Galla

[480] Galla.

Galla, frantzösisch, Galles oder Noix de Galle, teutsch, Gallus, Galläpfel, ist ein Gewächs und Excrescenz, so auf einer Eiche in Levante pflegt zu wachsen. Ihr Ursprung kommt daher; wann gewisse Würmer die zärtesten Aestlein und Zweigleins dieses Baums anstechen, so verursachen sie, daß eine Feuchtigkeit heraustringen muß, die alsobalden eine Schale oder Hülse giebet, welche hernach gantz angefüllet wird und dergestalt verhartet, gleichwie wir sie zu sehen kriegen. Der Galläppfel giebet es vielerley, und werden durch die Grösse, Figur und Farbe, wie ingleichen, wann sie glatt und höckerigt von aussen, von einander unterschieden. Insgemeine sind sie rund und dicke, einige als wie die grossen Nüsse, andere wie Haselnüsse, höckricht und stachlicht, weißlicht, grünlicht oder schwärtzlicht. Die besten kommen von Aleppo und von Tripoli: und man soll die erwehlen, welche völlig sind und schwer. Sie werden zum schwartzfärben und Bereitung der Dinte gebrauchet.
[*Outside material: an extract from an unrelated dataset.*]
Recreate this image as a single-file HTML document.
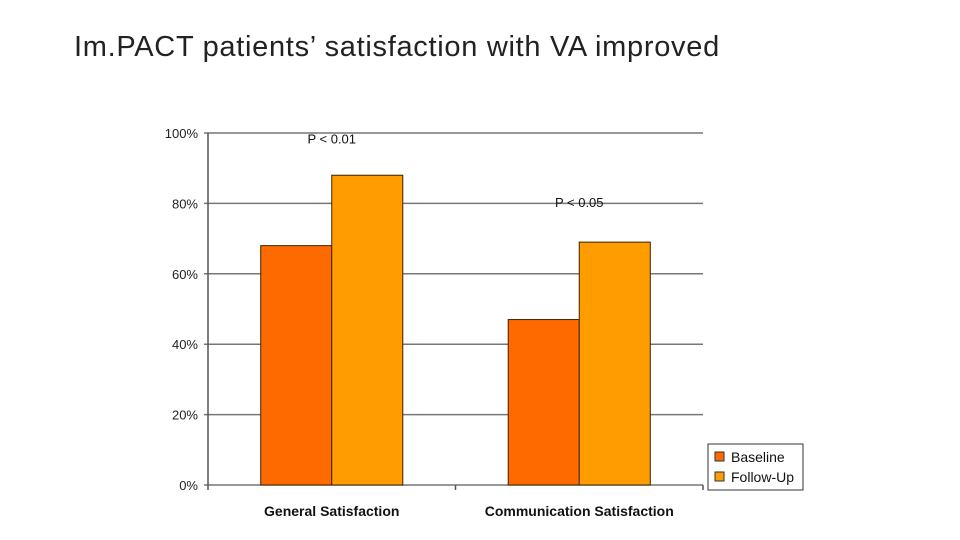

In Gasconien und in Provence wachsen eben auch Galläpfel, die sind von den Levantischen darinne unterschieden, daß sie gantz dichte sind, viel leichter, röthlicht, und geben nicht viel Farbe. Die Seidenfärber färben die rohe Seide schwartz damit.

Die Galläpfel werden desgleichen zur Artzney angewendet;[480] sie führen viel Oel, Sal essentiale und volatile.

Sie halten an, und werden zu allerhand Pflastern und Salben genommen, zum einspritzen und zum bähen. Sie vertreiben das Fieber: hemmen die abwechselnden Fieber: werden bey dem access und Anfall, entweder als ein Pulver, oder in einem Bissen, eines halben Quintleins schwer gegeben: oder auch, wann das Fieber nachgelassen, alle vier Stunden. Bevor man sie jedoch gebrauchen will, sind generalia, das ist, purgiren und zur Ader lassen, zu gebrauchen.

Ob nun gleich die Galläpfel das Fieber vertreiben mögen, so hindert solches doch nicht, daß sie ihre natürliche Wirckung nicht dabey behalten solten, nemlich den Leib hart verstopfen, dem aber mit Clystiren bald abgeholffen ist. Dem Herrn Reneaume, von der königlichen Academie der Wissenschaften, und Doctori regenti der medicinischen Facultät zu Paris, haben wir dieses Fiebermittel zu dancken, indem er dasselbige entdecket, und in einer Rede, die er bey öffentlicher Versammlung ermeldter Academie, den 30. April 1710. gehalten, vorgetragen hat.

Galla mag vielleicht von dem frantzösischen Worte Gale hergeleitet werden, weil dieses Gewächse in Gestalt der Raude an den Aesten der Eichen heraus zu wachsen pflegt.

Quelle:
Lemery, Nicholas: Vollständiges Materialien-Lexicon. Leipzig, 1721., Sp. 480-481.